Farra do Boi
A Farra do Boi é um ritual típico do litoral do estado brasileiro de Santa Catarina, desde 1997 considerada ilegal.[1] O ritual consiste em soltar um boi em um local ermo e agredir e provocar (ou "farrear") o animal, fazendo-o correr atrás das pessoas que participam da prática. Apesar de criminalizada em todo território nacional desde 1998 ela ainda acontece às escondidas.
A prática possuía herança cultural dos pescadores portugueses, que na época a justificavam como sendo o boi uma personificação de Judas, do diabo ou do sofrimento de Jesus Cristo, durante a quaresma.
Diversos grupos defensores dos direitos dos animais a consideram cruel e degradante.[2] As autoridades catarinenses estão empenhadas para aplicar sanções legais aos farristas.[3][4] Além da pena de prisão há uma pena de multa de até R$ 10.000,00.[5][6]
História
[editar | editar código-fonte]A Farra do Boi teria sido trazida ao Brasil por imigrantes açorianos entre 1748 e 1756. Originalmente o boi era engordado, fazia-se a farra e em seguida o animal era sacrificado para servir de alimento. Com o passar do tempo a prática se modificou. Em sua versão moderna, o boi é levado ao local escolhido pelos farristas e solto, momento a partir do qual iniciam-se a perseguição e as agressões – com mãos e pés, ou pedaços de madeira – até que o animal fique exausto e não consiga mais se levantar, quando a farra acaba e o boi é abandonado. Geralmente devido à gravidade dos ferimentos, o boi tem que ser sacrificado após ser encontrado pelas autoridades.[7]

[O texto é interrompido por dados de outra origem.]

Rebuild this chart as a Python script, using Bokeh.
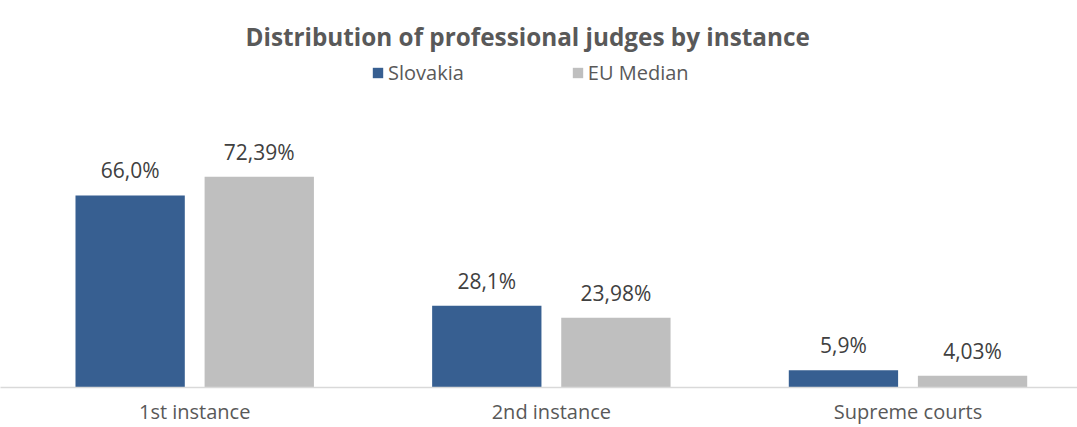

O significado do ritual é ainda desconhecido, sendo atribuído a ele por alguns uma conotação simbólica-religiosa referente à Paixão de Cristo, onde o boi faria o papel de Judas; outros entendem que o animal simboliza Satanás e através da tortura do Satanás as pessoas se livrariam de seus pecados.
Desde as últimas décadas a Farra do Boi ocorre com frequência no litoral de Santa Catarina, em cerca de trinta comunidades, geralmente de pescadores, notavelmente no município de Governador Celso Ramos.[8]
No dia de Natal em dezembro de 2022, no bairro Rio Vermelho em Florianópolis, a Polícia Militar foi chamada para conter uma farra do boi que acontecia na rua principal do bairro, que envolvia pelo menos dez pessoas. Plantas e muros foram danificados durante a prática.[9]
Combate à prática
[editar | editar código-fonte]A partir da década de 1980, a Farra do Boi começou a ser muito combatida por grupos que defendem os animais e que passaram a fazer intensa campanha contra o ritual por considerá-lo cruel com o animal. Em 1987, o então governador de Santa Catarina, Pedro Ivo Campos, montou um grupo de trabalho para analisar o problema e propor soluções. O grupo contou com 22 representantes de vários segmentos da administração pública. Em 1988 foi concluído o relatório, que trazia uma série de medidas de combate à Farra do Boi, que incluíam até inserção de conteúdo na grade curricular nas escolas de ensino público. As sugestões do relatório, entretanto, nunca foram implementadas.[10]
Proibição pelo STF
[editar | editar código-fonte]Após muito debate e pressão por parte da sociedade organizada através de entidades de proteção e defesa dos animais, o Supremo Tribunal Federal, em 3 de junho de 1997, através do Recurso Extraordinário número 153.531-8/SC; RT 753/101,[11] proibiu a prática em território catarinense por força de acórdão, no julgamento da Ação Civil Pública de nº 023.89.030082-0. Segundo interpretação do STF a Farra do Boi é intrinsecamente cruel e por isso poderia ser qualificada como crime.[12]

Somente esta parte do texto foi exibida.